To celebrate Palm Sunday and Easter, Fathom Events brings the 1959 Heston version back to a big screen near you for a 60th-anniversary extravaganza–two days only, Sunday and Wednesday. If you’re a film fan and have never seen Ben-Hur on the big screen, this is truly a rare treat!
The film tells the story of Judah Ben-Hur, a “Hebrew prince” who was raised in privilege alongside a Roman citizen, Messala. When the latter, as an adult, is sent back in charge of the Roman garrison under Pontius Pilate during a time of political unrest, his boyhood friendship with Judah is tested and ultimately found wanting. When Judah is unable to placate Messala’s ambitions, he and his family are framed for sedition, dispossessed, and imprisoned. Judah is sent to serve as a slave in a Roman galley, and thus commences a tale of epic revenge which culminates in the legendary chariot race pitting the freed Judah Ben-Hur against the Roman champion, Messala.

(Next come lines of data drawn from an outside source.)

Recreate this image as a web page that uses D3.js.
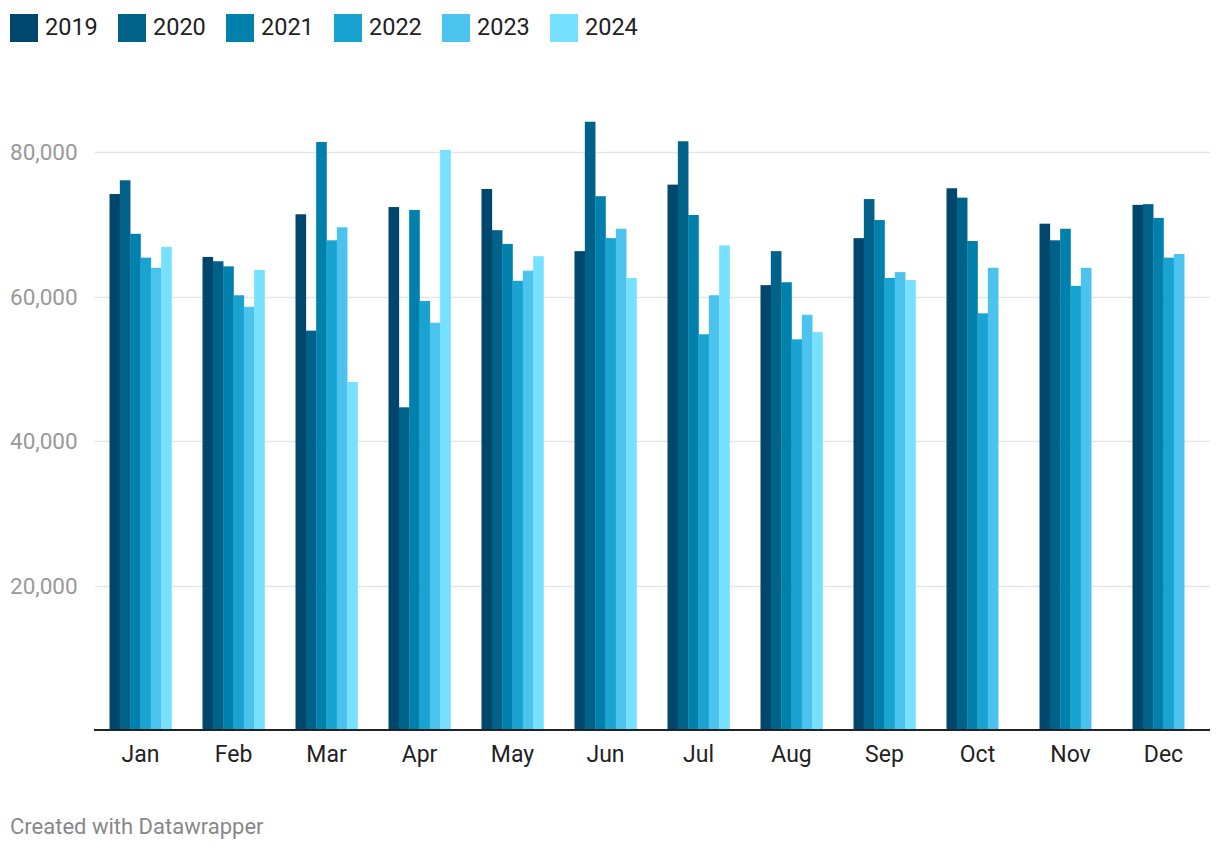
<!DOCTYPE html>
<html>
<head>
<meta charset="utf-8">
<script src="https://cdn.jsdelivr.net/npm/d3@7"></script>
<style>
  body { margin: 0; background: #fff; }
  svg { display: block; font-family: Roboto, "Noto Sans", sans-serif; }
</style>
</head>
<body>
<svg id="chart" width="1220" height="852"></svg>
<script>
const months = ["Jan","Feb","Mar","Apr","May","Jun","Jul","Aug","Sep","Oct","Nov","Dec"];
const years = ["2019","2020","2021","2022","2023","2024"];
const colors = ["#00476d","#006189","#0081ad","#19a3d0","#4cc2ee","#75e1ff"];
const yTicks = [20000, 40000, 60000, 80000];

const v2019 = [74200, 65500, 71400, 72400, 74900, 66300, 75500, 61600, 68100, 75000, 70100, 72700];
const v2020 = [76100, 64900, 55300, 44700, 69200, 84200, 81500, 66300, 73500, 73700, 67800, 72800];
const v2021 = [68700, 64200, 81400, 72000, 67300, 73900, 71300, 62000, 70600, 67700, 69400, 70900];
const v2022 = [65400, 60200, 67800, 59400, 62200, 68100, 54800, 54100, 62600, 57700, 61500, 65400];
const v2023 = [64000, 58600, 69600, 56400, 63600, 69400, 60200, 57500, 63400, 64000, 64000, 65900];
const v2024 = [66900, 63700, 48200, 80300, 65600, 62600, 67100, 55100, 62300, null, null, null];
const series = [v2019, v2020, v2021, v2022, v2023, v2024];

(function () {
const svg = d3.select("#chart");
const mLeft = 94, mRight = 1210, mBottom = 730.5;

const x = d3.scaleBand().domain(months).range([mLeft, mRight]).paddingInner(1/3).paddingOuter(1/6);
const xs = d3.scaleBand().domain(years).range([0, x.bandwidth()]);
const y = d3.scaleLinear().domain([0, 80000]).range([mBottom, mBottom - 80000 * 0.00723]);

// gridlines
const grid = svg.append("g");
grid.selectAll("line").data(yTicks).join("line")
  .attr("x1", mLeft + 1).attr("x2", mRight)
  .attr("y1", d => Math.round(y(d)) + 0.5).attr("y2", d => Math.round(y(d)) + 0.5)
  .attr("stroke", "#e5e5e5").attr("stroke-width", 1.5);

grid.selectAll("text").data(yTicks).join("text")
  .attr("x", 10).attr("y", d => y(d) + 8)
  .attr("fill", "#999").attr("font-size", 22.5)
  .text(d => d3.format(",")(d));

// bars
const data = [];
months.forEach((m, i) => {
  years.forEach((yr, j) => {
    const v = series[j][i];
    if (v != null) data.push({ m, yr, v, c: colors[j] });
  });
});
svg.append("g").selectAll("rect").data(data).join("rect")
  .attr("x", d => x(d.m) + xs(d.yr))
  .attr("width", xs.bandwidth() + 0.3)
  .attr("y", d => y(d.v))
  .attr("height", d => y(0) - y(d.v))
  .attr("fill", d => d.c);

// x axis
svg.append("line").attr("x1", mLeft).attr("x2", mRight)
  .attr("y1", mBottom - 0.5).attr("y2", mBottom - 0.5)
  .attr("stroke", "#222").attr("stroke-width", 2);

svg.append("g").selectAll("text").data(months).join("text")
  .attr("x", d => x(d) + x.bandwidth() / 2)
  .attr("y", 762)
  .attr("text-anchor", "middle")
  .attr("fill", "#222").attr("font-size", 23)
  .text(d => d);

// legend
const legendStep = 108;
const lg = svg.append("g").selectAll("g").data(years).join("g")
  .attr("transform", (d, i) => `translate(${10 + i * legendStep},14)`);
lg.append("rect").attr("width", 28).attr("height", 28).attr("fill", (d, i) => colors[i]);
lg.append("text").attr("x", 35).attr("y", 21).attr("font-size", 23.5).attr("fill", "#222").text(d => d);

// footer
svg.append("text").attr("x", 10).attr("y", 834)
  .attr("font-size", 22).attr("fill", "#888")
  .text("Created with Datawrapper");
})();
</script>
</body>
</html>
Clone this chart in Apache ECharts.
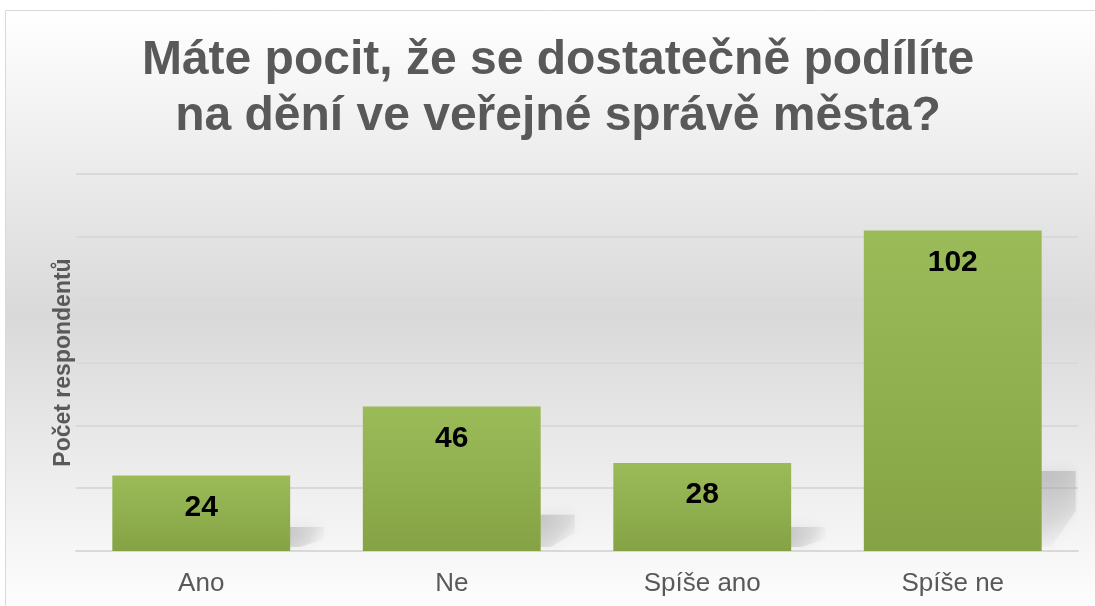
<!DOCTYPE html>
<html><head><meta charset="utf-8">
<script src="https://cdn.jsdelivr.net/npm/echarts@6/dist/echarts.min.js"></script>
<style>html,body{margin:0;padding:0;background:#fff}#c{width:1095px;height:606px}</style>
</head><body><div id="c"></div>
<script>
const titleText = 'Máte pocit, že se dostatečně podílíte\nna dění ve veřejné správě města?';
const categories = ['Ano', 'Ne', 'Spíše ano', 'Spíše ne'];
const values = [24, 46, 28, 102];
const yAxisName = 'Počet respondentů';

const barRatio = 0.71;
const chart = echarts.init(document.getElementById('c'));
chart.setOption({
  backgroundColor: '#ffffff',
  animation: false,
  graphic: [{
    type: 'rect', z: -100, silent: true,
    shape: { x: 5.5, y: 10.5, width: 1100, height: 610 },
    style: {
      stroke: '#d9d9d9', lineWidth: 1,
      fill: new echarts.graphic.LinearGradient(0, 0, 0, 1, [
        { offset: 0, color: '#ffffff' },
        { offset: 0.5, color: '#d9d9d9' },
        { offset: 1, color: '#ffffff' }
      ])
    }
  }],
  title: {
    text: titleText,
    left: 553, top: 28, textAlign: 'center',
    textStyle: { fontFamily: 'Liberation Sans', fontWeight: 'bold', fontSize: 48, lineHeight: 56, color: '#595959' }
  },
  grid: { left: 76, right: 17, top: 174, bottom: 55, containLabel: false },
  xAxis: {
    type: 'category', data: categories,
    axisLine: { show: true, lineStyle: { color: '#d9d9d9', width: 2 } },
    axisTick: { show: false },
    axisLabel: { fontFamily: 'Liberation Sans', fontSize: 26, color: '#595959', margin: 20 }
  },
  yAxis: {
    type: 'value', min: 0, max: 120, interval: 20,
    name: yAxisName, nameLocation: 'middle', nameGap: 1, nameRotate: 90,
    nameTextStyle: { fontFamily: 'Liberation Sans', fontWeight: 'bold', fontSize: 23, color: '#595959' },
    axisLabel: { show: false }, axisLine: { show: false }, axisTick: { show: false },
    splitLine: { lineStyle: { color: '#d9d9d9', width: 2 } }
  },
  series: [{
    type: 'custom', z: 1, silent: true, clip: true,
    data: values.map((v, i) => [i, v]),
    renderItem: function (params, api) {
      const base = api.coord([api.value(0), 0]);
      const top = api.coord([api.value(0), api.value(1)]);
      const band = api.size([1, 0])[0];
      const xr = base[0] + band * barRatio / 2;
      const y0 = base[1];
      const h = y0 - top[1];
      const sh = Math.max(h * 0.25, 24);
      return {
        type: 'polygon',
        shape: { points: [[xr - 4, y0 - 4], [xr - 4, y0 - sh], [xr + 34, y0 - sh], [xr + 34, y0 - sh * 0.5], [xr + 10, y0 - 4]] },
        style: {
          fill: new echarts.graphic.LinearGradient(0, 0, 1, 1, [
            { offset: 0, color: 'rgba(150,150,150,0.45)' },
            { offset: 0.6, color: 'rgba(170,170,170,0.25)' },
            { offset: 1, color: 'rgba(200,200,200,0)' }
          ]),
          shadowBlur: 14, shadowColor: 'rgba(150,150,150,0.5)'
        }
      };
    }
  }, {
    type: 'bar', data: values, barCategoryGap: '29%', z: 2,
    itemStyle: {
      color: new echarts.graphic.LinearGradient(0, 0, 0, 1, [
        { offset: 0, color: '#9bbb59' },
        { offset: 1, color: '#85a344' }
      ])
    },
    label: {
      show: true, position: 'insideTop', distance: 17,
      fontFamily: 'Liberation Sans', fontWeight: 'bold', fontSize: 30, color: '#000000'
    }
  }]
});
</script></body></html>
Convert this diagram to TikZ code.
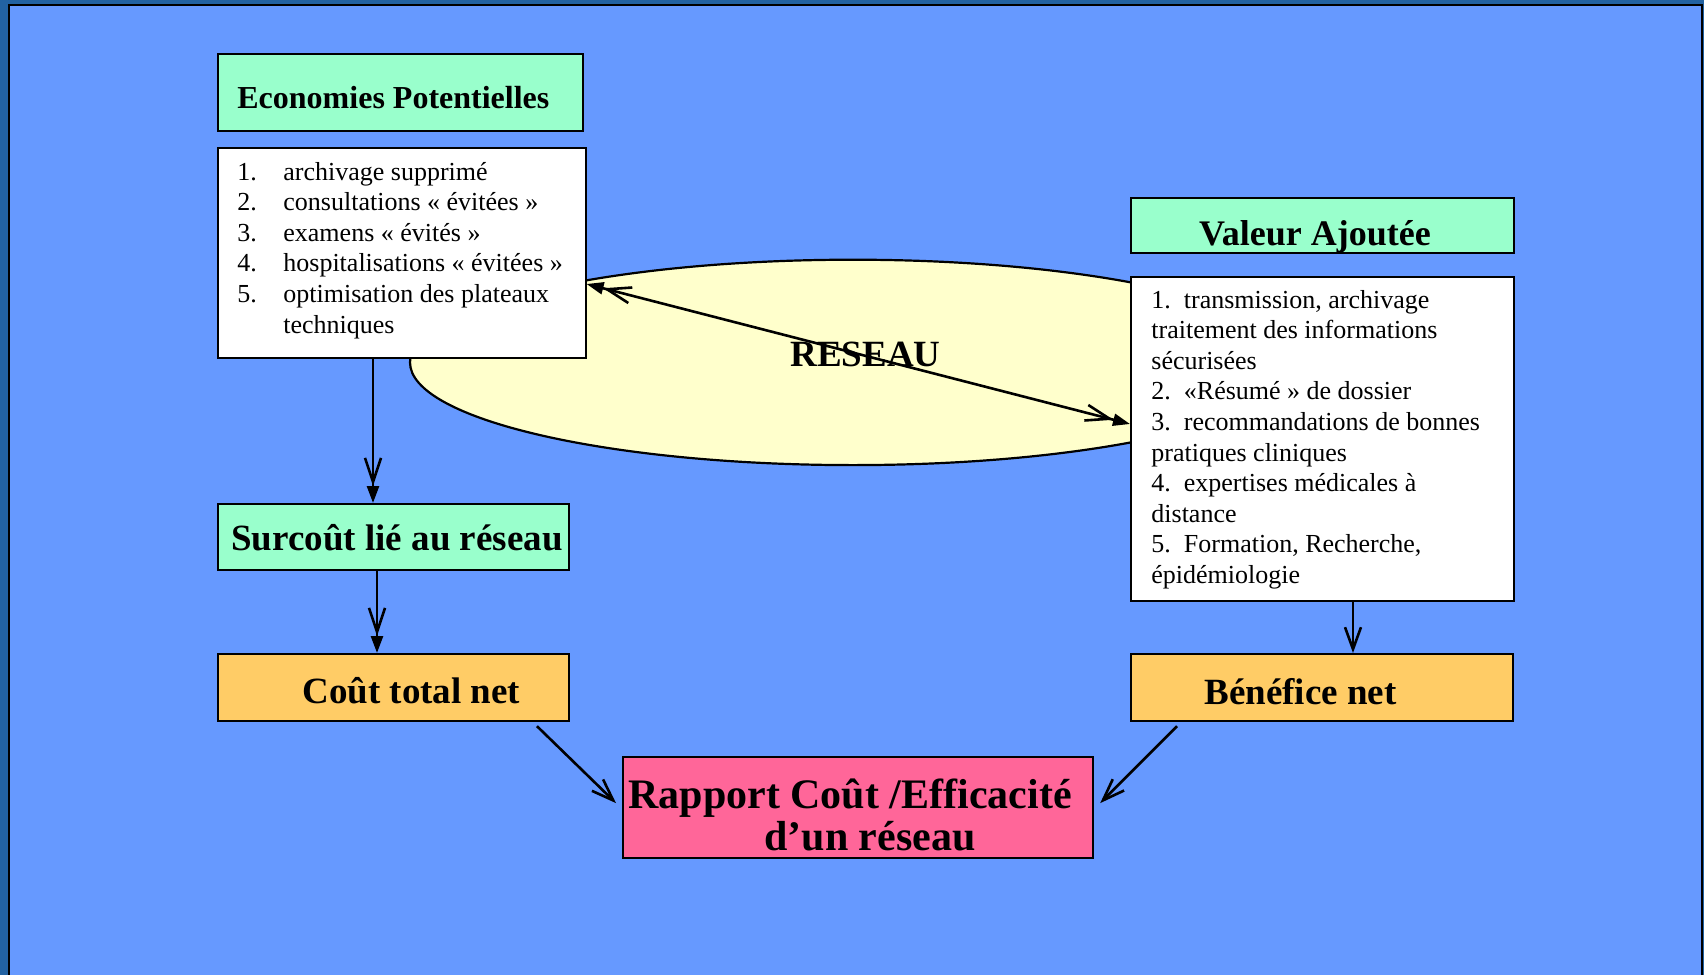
\documentclass[tikz,border=0pt]{standalone}
\usepackage{fontspec}
\setmainfont{Liberation Serif}
\usetikzlibrary{arrows.meta,shapes.geometric,calc}

\definecolor{framedark}{HTML}{2262A2}
\definecolor{slide}{HTML}{6699FF}
\definecolor{mint}{HTML}{99FFCC}
\definecolor{apricot}{HTML}{FFCC66}
\definecolor{rose}{HTML}{FF6699}
\definecolor{cream}{HTML}{FFFFCC}

\tikzset{
  x=0.5pt, y=-0.5pt,
  box/.style={draw, line width=1.1pt, inner sep=0pt, anchor=north west},
  listbox/.style={draw, line width=0.8pt, fill=white, inner sep=0pt, anchor=north west},
  head/.style={font=\fontsize{18.5}{22}\selectfont\bfseries, inner sep=0pt, anchor=base west},
  item/.style={font=\fontsize{13}{15}\selectfont, inner sep=0pt, anchor=base west},
  link/.style={line width=1.3pt},
  flow/.style={link, -{Straight Barb[length=12pt,width=8pt,sep=0pt] Triangle[length=8.5pt,width=6pt]}},
  plain/.style={link, -{Straight Barb[length=11pt,width=8pt]}},
  both/.style={link, {Triangle[length=8.5pt,width=6pt] Straight Barb[length=12pt,width=8pt,sep=0pt]}-{Straight Barb[length=12pt,width=8pt,sep=0pt] Triangle[length=8.5pt,width=6pt]}}
}

\begin{document}
\begin{tikzpicture}
\useasboundingbox (0,0) rectangle (1704,975);

% slide frame and background
\fill[framedark] (0,0) rectangle (1704,975);
\draw[fill=slide, line width=1pt] (9,5) rectangle (1702,990);

% network ellipse in the middle
\node[ellipse, draw, line width=1.1pt, fill=cream, inner sep=0pt,
      minimum width=443pt, minimum height=102.7pt] (reseau) at (853,362.4) {};
\node[head] (reseaulbl) at (790,366) {RESEAU};

% left column
\node[box, fill=mint, minimum width=182.5pt, minimum height=38.5pt] (eco) at (217,53) {};
\node[head, font=\fontsize{16}{19}\selectfont\bfseries] (ecolbl) at (237,108) {Economies Potentielles};

\node[listbox, minimum width=184pt, minimum height=105pt] (ecolist) at (217,147) {};
\foreach \num/\txt [count=\i] in {1./archivage supprimé,
    2./consultations « évitées »,
    3./examens « évités »,
    4./hospitalisations « évitées »,
    5./optimisation des plateaux}{
  \node[item] (en\i) at (237,{180+30.6*(\i-1)}) {\num};
  \node[item] (et\i) at (283,{180+30.6*(\i-1)}) {\txt};
}
\node[item] (et6) at (283,333) {techniques};

\node[box, fill=mint, minimum width=175.5pt, minimum height=33pt] (surcout) at (217,503) {};
\node[head] (surcoutlbl) at (231,550) {Surcoût lié au réseau};

\node[box, fill=apricot, minimum width=175.5pt, minimum height=33.5pt] (cout) at (217,653) {};
\node[head] (coutlbl) at (302,703) {Coût total net};

% right column
\node[box, fill=mint, minimum width=191.5pt, minimum height=27.5pt] (valeur) at (1130,197) {};
\node[head, font=\fontsize{18}{22}\selectfont\bfseries, anchor=base] (valeurlbl) at (1315,245) {Valeur Ajoutée};

\node[listbox, minimum width=191.5pt, minimum height=162pt] (vallist) at (1130,276) {};
\foreach \txt [count=\i] in {{1.~~transmission, archivage},
    {traitement des informations},
    {sécurisées},
    {2.~~«Résumé » de dossier},
    {3.~~recommandations de bonnes},
    {pratiques cliniques},
    {4.~~expertises médicales à},
    {distance},
    {5.~~Formation, Recherche,},
    {épidémiologie}}{
  \node[item] (vt\i) at (1151,{308+30.6*(\i-1)}) {\txt};
}

\node[box, fill=apricot, minimum width=191pt, minimum height=33.5pt] (benef) at (1130,653) {};
\node[head] (beneflbl) at (1204,704) {Bénéfice net};

% bottom result
\node[box, fill=rose, minimum width=235pt, minimum height=50.5pt] (rapport) at (622,756) {};
\node[head, font=\fontsize{21}{25}\selectfont\bfseries] (rap1) at (628,808) {Rapport Coût /Efficacité};
\node[head, font=\fontsize{21}{25}\selectfont\bfseries] (rap2) at (764,850) {d’un réseau};

% connectors
\draw[both] ([yshift=-68.5pt]ecolist.north east) -- ([yshift=-74pt]vallist.north west);
\draw[flow] ([xshift=78pt]ecolist.south west) -- ([xshift=78pt]ecolist.south west |- surcout.north);
\draw[flow] ([xshift=80pt]surcout.south west) -- ([xshift=80pt]surcout.south west |- cout.north);
\draw[plain] ([xshift=111.5pt]vallist.south west) -- ([xshift=111.5pt]vallist.south west |- benef.north);
\draw[plain] ([shift={(160pt,-2pt)}]cout.south west) -- ([shift={(-3pt,2.25pt)}]rapport.west);
\draw[plain] ([shift={(23.5pt,-2pt)}]benef.south west) -- ([shift={(3pt,2.25pt)}]rapport.east);
\end{tikzpicture}
\end{document}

How, then, does this become a “tale of the Christ”? Good question.
The connection of Judah’s story to that of Jesus becomes more tangential in the 1959 version than in the 1925, or in General Lew Wallace’s novel. On more than one occasion, nonetheless, Judah crosses paths with the Jewish Messiah as their stories overlap; we, of course, follow Judah. While the 1925 version wove the threads together tightly at the end, the Heston version keeps Jesus more off-stage. But the effects are no less dramatic as the encounters that Judah and his family have with the Christ bring the kind of healing and resolution that no amount of revenge ever could. “Mercy triumphs over justice,” as the Scripture says, and “true love casts out fear.”
“Which is easier?” Jesus once asked, as recorded in Matthew 9. “To say, ‘Your sins are forgiven,’ or to say, ‘Get up, and walk’?” His point: that healing the heart is often the harder task, the one we deem truly impossible. Sometimes it takes a physical miracle to get us to believe in the power of spiritual change.
And that, my friends, is how Ben-Hur becomes a tale of the Christ: a parable of the change of heart we all seek.
On a big screen, with a sweaty and grimy Charlton Heston, and the spectacle of a thrilling victory which still leaves him searching for more.
Ben-Hur is playing Sunday and Wednesday at the AMC Southcenter 16, the AMC Kent Station 14, and the Century Federal Way.